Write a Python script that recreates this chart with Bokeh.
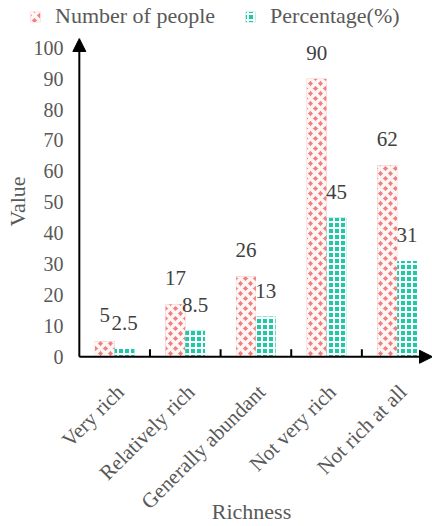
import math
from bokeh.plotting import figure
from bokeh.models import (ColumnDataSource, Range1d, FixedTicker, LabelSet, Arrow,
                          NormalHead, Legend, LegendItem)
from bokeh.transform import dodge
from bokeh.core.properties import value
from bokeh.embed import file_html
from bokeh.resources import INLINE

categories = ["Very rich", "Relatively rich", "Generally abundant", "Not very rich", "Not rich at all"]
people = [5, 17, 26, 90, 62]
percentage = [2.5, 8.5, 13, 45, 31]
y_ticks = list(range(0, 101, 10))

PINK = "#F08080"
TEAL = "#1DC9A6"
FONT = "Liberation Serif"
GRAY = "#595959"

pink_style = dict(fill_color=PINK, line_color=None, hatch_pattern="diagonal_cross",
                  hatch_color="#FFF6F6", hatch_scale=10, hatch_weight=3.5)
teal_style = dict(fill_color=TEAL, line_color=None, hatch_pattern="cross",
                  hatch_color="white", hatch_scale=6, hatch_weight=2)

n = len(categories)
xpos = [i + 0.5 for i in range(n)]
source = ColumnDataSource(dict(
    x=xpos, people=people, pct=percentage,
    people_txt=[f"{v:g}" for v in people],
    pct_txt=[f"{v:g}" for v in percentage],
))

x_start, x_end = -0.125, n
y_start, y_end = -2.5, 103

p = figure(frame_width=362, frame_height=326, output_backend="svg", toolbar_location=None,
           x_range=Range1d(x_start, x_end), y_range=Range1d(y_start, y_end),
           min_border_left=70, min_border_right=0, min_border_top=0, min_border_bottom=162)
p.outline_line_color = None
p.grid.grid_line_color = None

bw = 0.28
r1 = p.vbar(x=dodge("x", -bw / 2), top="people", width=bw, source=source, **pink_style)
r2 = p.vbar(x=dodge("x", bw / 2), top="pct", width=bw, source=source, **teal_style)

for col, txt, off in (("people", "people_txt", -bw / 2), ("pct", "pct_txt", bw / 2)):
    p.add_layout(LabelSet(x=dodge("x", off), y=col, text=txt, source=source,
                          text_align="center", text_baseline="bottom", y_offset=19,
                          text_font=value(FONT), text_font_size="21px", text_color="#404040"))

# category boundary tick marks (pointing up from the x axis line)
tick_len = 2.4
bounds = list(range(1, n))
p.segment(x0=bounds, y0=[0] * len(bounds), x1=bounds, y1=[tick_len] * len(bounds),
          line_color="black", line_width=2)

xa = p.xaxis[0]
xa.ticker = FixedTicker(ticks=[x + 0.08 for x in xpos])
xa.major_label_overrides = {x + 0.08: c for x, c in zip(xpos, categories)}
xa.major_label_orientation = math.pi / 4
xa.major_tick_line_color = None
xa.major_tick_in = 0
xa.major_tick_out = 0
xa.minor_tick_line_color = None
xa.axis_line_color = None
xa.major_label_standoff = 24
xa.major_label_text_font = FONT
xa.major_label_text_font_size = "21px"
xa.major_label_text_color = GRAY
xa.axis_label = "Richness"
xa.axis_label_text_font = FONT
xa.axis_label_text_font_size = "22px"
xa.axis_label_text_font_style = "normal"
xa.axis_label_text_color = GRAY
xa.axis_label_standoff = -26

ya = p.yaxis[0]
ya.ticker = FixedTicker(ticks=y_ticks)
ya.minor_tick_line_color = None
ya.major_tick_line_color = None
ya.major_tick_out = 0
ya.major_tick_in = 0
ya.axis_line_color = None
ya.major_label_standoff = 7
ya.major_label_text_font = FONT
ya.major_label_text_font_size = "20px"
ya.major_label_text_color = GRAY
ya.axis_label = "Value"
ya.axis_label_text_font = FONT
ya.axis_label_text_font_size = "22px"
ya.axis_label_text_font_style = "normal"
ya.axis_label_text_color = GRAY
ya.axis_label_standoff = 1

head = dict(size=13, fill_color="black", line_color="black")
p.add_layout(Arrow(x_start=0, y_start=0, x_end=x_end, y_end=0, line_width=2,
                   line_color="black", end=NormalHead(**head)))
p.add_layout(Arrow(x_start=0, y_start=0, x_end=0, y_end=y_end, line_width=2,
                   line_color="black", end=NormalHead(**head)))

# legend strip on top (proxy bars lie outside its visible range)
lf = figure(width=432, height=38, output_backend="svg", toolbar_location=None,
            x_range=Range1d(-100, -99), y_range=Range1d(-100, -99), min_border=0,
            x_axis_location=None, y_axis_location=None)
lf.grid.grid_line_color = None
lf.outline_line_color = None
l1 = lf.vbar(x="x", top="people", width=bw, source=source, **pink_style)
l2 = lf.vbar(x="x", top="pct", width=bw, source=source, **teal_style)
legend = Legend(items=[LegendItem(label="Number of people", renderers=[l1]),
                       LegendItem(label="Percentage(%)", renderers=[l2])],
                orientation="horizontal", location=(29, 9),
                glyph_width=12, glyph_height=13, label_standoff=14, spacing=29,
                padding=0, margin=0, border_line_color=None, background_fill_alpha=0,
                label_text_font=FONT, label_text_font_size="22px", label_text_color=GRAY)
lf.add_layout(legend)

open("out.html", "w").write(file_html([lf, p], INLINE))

TASK REQUIREMENTS
Write out the material above again, word for word, minus its pictures.

WRITTEN SOLUTION
Write a Python script that recreates this chart with Bokeh.
import math
from bokeh.plotting import figure
from bokeh.models import (ColumnDataSource, Range1d, FixedTicker, LabelSet, Arrow,
                          NormalHead, Legend, LegendItem)
from bokeh.transform import dodge
from bokeh.core.properties import value
from bokeh.embed import file_html
from bokeh.resources import INLINE

categories = ["Very rich", "Relatively rich", "Generally abundant", "Not very rich", "Not rich at all"]
people = [5, 17, 26, 90, 62]
percentage = [2.5, 8.5, 13, 45, 31]
y_ticks = list(range(0, 101, 10))

PINK = "#F08080"
TEAL = "#1DC9A6"
FONT = "Liberation Serif"
GRAY = "#595959"

pink_style = dict(fill_color=PINK, line_color=None, hatch_pattern="diagonal_cross",
                  hatch_color="#FFF6F6", hatch_scale=10, hatch_weight=3.5)
teal_style = dict(fill_color=TEAL, line_color=None, hatch_pattern="cross",
                  hatch_color="white", hatch_scale=6, hatch_weight=2)

n = len(categories)
xpos = [i + 0.5 for i in range(n)]
source = ColumnDataSource(dict(
    x=xpos, people=people, pct=percentage,
    people_txt=[f"{v:g}" for v in people],
    pct_txt=[f"{v:g}" for v in percentage],
))

x_start, x_end = -0.125, n
y_start, y_end = -2.5, 103

p = figure(frame_width=362, frame_height=326, output_backend="svg", toolbar_location=None,
           x_range=Range1d(x_start, x_end), y_range=Range1d(y_start, y_end),
           min_border_left=70, min_border_right=0, min_border_top=0, min_border_bottom=162)
p.outline_line_color = None
p.grid.grid_line_color = None

bw = 0.28
r1 = p.vbar(x=dodge("x", -bw / 2), top="people", width=bw, source=source, **pink_style)
r2 = p.vbar(x=dodge("x", bw / 2), top="pct", width=bw, source=source, **teal_style)

for col, txt, off in (("people", "people_txt", -bw / 2), ("pct", "pct_txt", bw / 2)):
    p.add_layout(LabelSet(x=dodge("x", off), y=col, text=txt, source=source,
                          text_align="center", text_baseline="bottom", y_offset=19,
                          text_font=value(FONT), text_font_size="21px", text_color="#404040"))

# category boundary tick marks (pointing up from the x axis line)
tick_len = 2.4
bounds = list(range(1, n))
p.segment(x0=bounds, y0=[0] * len(bounds), x1=bounds, y1=[tick_len] * len(bounds),
          line_color="black", line_width=2)

xa = p.xaxis[0]
xa.ticker = FixedTicker(ticks=[x + 0.08 for x in xpos])
xa.major_label_overrides = {x + 0.08: c for x, c in zip(xpos, categories)}
xa.major_label_orientation = math.pi / 4
xa.major_tick_line_color = None
xa.major_tick_in = 0
xa.major_tick_out = 0
xa.minor_tick_line_color = None
xa.axis_line_color = None
xa.major_label_standoff = 24
xa.major_label_text_font = FONT
xa.major_label_text_font_size = "21px"
xa.major_label_text_color = GRAY
xa.axis_label = "Richness"
xa.axis_label_text_font = FONT
xa.axis_label_text_font_size = "22px"
xa.axis_label_text_font_style = "normal"
xa.axis_label_text_color = GRAY
xa.axis_label_standoff = -26

ya = p.yaxis[0]
ya.ticker = FixedTicker(ticks=y_ticks)
ya.minor_tick_line_color = None
ya.major_tick_line_color = None
ya.major_tick_out = 0
ya.major_tick_in = 0
ya.axis_line_color = None
ya.major_label_standoff = 7
ya.major_label_text_font = FONT
ya.major_label_text_font_size = "20px"
ya.major_label_text_color = GRAY
ya.axis_label = "Value"
ya.axis_label_text_font = FONT
ya.axis_label_text_font_size = "22px"
ya.axis_label_text_font_style = "normal"
ya.axis_label_text_color = GRAY
ya.axis_label_standoff = 1

head = dict(size=13, fill_color="black", line_color="black")
p.add_layout(Arrow(x_start=0, y_start=0, x_end=x_end, y_end=0, line_width=2,
                   line_color="black", end=NormalHead(**head)))
p.add_layout(Arrow(x_start=0, y_start=0, x_end=0, y_end=y_end, line_width=2,
                   line_color="black", end=NormalHead(**head)))

# legend strip on top (proxy bars lie outside its visible range)
lf = figure(width=432, height=38, output_backend="svg", toolbar_location=None,
            x_range=Range1d(-100, -99), y_range=Range1d(-100, -99), min_border=0,
            x_axis_location=None, y_axis_location=None)
lf.grid.grid_line_color = None
lf.outline_line_color = None
l1 = lf.vbar(x="x", top="people", width=bw, source=source, **pink_style)
l2 = lf.vbar(x="x", top="pct", width=bw, source=source, **teal_style)
legend = Legend(items=[LegendItem(label="Number of people", renderers=[l1]),
                       LegendItem(label="Percentage(%)", renderers=[l2])],
                orientation="horizontal", location=(29, 9),
                glyph_width=12, glyph_height=13, label_standoff=14, spacing=29,
                padding=0, margin=0, border_line_color=None, background_fill_alpha=0,
                label_text_font=FONT, label_text_font_size="22px", label_text_color=GRAY)
lf.add_layout(legend)

open("out.html", "w").write(file_html([lf, p], INLINE))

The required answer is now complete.